Given request:
Check each line of the entries below for the string "document"; copy every line where it appears.

Charts and diagrams as code:
··········
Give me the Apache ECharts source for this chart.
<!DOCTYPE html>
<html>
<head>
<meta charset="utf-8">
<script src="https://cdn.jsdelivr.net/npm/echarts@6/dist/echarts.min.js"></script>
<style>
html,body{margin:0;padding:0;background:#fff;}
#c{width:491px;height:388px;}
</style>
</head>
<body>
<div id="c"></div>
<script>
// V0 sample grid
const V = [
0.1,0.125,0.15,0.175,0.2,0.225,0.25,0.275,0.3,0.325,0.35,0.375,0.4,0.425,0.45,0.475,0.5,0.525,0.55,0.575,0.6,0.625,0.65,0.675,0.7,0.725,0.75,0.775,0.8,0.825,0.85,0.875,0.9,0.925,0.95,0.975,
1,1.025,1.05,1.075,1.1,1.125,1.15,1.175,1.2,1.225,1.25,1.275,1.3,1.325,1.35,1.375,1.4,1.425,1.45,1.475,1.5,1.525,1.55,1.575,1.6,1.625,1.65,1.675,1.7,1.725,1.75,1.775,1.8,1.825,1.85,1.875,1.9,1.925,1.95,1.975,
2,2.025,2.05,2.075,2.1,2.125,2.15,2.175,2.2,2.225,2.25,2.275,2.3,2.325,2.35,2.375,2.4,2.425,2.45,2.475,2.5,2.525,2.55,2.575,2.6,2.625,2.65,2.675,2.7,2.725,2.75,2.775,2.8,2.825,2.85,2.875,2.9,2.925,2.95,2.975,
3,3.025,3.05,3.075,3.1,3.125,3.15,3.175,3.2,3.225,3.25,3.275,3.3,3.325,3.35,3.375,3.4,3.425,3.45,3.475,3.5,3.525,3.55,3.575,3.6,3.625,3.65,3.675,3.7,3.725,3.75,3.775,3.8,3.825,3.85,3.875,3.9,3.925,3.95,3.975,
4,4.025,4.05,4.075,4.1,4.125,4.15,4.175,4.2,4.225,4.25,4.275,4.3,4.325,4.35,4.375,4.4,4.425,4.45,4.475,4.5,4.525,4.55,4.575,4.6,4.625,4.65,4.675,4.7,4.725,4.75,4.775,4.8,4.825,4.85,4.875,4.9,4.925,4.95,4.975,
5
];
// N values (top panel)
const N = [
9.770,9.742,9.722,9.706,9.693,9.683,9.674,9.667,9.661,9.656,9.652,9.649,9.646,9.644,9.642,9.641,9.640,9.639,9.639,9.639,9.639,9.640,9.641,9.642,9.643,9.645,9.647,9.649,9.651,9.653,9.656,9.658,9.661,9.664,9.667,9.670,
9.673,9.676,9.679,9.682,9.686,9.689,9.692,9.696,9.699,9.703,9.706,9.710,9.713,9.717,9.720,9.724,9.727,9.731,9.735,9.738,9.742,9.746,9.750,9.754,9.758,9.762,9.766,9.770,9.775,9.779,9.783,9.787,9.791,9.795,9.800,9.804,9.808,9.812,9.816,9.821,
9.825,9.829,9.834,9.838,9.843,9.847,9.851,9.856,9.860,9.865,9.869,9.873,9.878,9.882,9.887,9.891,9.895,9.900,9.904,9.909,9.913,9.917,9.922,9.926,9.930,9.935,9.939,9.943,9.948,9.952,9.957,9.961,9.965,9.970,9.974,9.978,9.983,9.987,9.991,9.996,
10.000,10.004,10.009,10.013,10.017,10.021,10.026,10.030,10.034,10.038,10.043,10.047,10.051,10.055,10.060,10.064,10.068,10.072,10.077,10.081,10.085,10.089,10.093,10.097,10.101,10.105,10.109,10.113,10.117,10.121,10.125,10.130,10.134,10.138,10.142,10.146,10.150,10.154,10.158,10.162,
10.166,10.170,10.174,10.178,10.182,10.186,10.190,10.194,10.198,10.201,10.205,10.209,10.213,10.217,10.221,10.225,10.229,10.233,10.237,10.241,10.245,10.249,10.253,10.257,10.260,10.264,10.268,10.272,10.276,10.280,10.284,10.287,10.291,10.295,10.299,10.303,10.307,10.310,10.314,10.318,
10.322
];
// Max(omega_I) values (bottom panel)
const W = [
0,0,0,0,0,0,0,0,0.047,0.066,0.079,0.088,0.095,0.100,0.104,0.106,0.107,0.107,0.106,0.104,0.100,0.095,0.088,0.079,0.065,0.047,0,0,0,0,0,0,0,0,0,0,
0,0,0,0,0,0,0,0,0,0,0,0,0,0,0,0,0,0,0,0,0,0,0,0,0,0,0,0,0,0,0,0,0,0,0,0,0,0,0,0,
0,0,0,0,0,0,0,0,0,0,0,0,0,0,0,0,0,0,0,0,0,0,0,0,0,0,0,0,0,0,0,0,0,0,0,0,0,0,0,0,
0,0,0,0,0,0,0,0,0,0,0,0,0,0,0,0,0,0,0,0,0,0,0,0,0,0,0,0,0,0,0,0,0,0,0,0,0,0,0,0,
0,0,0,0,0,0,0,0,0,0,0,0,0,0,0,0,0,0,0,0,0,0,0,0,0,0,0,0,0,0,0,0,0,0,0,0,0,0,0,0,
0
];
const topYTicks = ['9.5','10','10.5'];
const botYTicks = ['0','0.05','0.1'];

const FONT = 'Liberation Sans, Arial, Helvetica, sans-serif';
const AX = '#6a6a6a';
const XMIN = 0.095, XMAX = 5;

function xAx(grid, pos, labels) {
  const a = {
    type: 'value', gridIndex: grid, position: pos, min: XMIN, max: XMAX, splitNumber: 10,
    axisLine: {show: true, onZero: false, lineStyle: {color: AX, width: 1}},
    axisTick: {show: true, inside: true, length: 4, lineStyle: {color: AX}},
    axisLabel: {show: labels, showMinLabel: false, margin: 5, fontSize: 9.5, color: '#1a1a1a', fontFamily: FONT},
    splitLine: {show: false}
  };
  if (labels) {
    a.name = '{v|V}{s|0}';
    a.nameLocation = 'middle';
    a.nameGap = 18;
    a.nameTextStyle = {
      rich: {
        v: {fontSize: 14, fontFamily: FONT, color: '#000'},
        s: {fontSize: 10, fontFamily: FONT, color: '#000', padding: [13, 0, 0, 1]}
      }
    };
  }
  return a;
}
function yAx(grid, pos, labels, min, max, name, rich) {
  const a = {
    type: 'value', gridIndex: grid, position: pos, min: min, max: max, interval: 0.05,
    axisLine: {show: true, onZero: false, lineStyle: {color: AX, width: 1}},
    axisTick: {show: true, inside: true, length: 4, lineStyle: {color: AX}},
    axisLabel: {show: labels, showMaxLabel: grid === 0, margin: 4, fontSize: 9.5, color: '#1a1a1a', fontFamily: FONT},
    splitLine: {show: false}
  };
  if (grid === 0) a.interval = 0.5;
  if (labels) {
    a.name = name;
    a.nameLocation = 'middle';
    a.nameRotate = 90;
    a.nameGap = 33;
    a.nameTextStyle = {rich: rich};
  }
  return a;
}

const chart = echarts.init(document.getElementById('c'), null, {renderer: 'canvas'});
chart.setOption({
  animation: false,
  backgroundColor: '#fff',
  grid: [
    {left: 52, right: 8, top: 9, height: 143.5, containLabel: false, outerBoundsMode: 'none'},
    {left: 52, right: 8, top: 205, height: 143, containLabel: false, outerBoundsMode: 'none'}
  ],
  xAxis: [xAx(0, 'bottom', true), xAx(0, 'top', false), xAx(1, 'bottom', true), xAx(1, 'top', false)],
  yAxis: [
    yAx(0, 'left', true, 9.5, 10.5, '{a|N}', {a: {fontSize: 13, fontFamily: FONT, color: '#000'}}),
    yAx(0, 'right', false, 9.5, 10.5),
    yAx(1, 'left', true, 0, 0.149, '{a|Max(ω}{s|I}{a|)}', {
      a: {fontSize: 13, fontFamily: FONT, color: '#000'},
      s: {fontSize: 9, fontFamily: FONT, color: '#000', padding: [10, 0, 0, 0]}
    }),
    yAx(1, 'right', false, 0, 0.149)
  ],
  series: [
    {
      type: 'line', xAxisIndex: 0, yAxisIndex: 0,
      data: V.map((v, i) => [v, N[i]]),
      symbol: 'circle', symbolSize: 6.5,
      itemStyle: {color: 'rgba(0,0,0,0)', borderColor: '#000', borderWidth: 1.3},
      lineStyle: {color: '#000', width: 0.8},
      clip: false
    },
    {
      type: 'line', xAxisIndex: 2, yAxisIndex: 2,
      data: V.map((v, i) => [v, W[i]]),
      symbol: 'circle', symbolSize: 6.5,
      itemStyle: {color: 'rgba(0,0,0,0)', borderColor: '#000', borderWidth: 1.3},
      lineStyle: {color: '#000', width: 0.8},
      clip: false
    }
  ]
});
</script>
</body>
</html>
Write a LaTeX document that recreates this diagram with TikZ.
··········
Output for this exercise:
const chart = echarts.init(document.getElementById('c'), null, {renderer: 'canvas'});
Write a LaTeX document that recreates this diagram with TikZ.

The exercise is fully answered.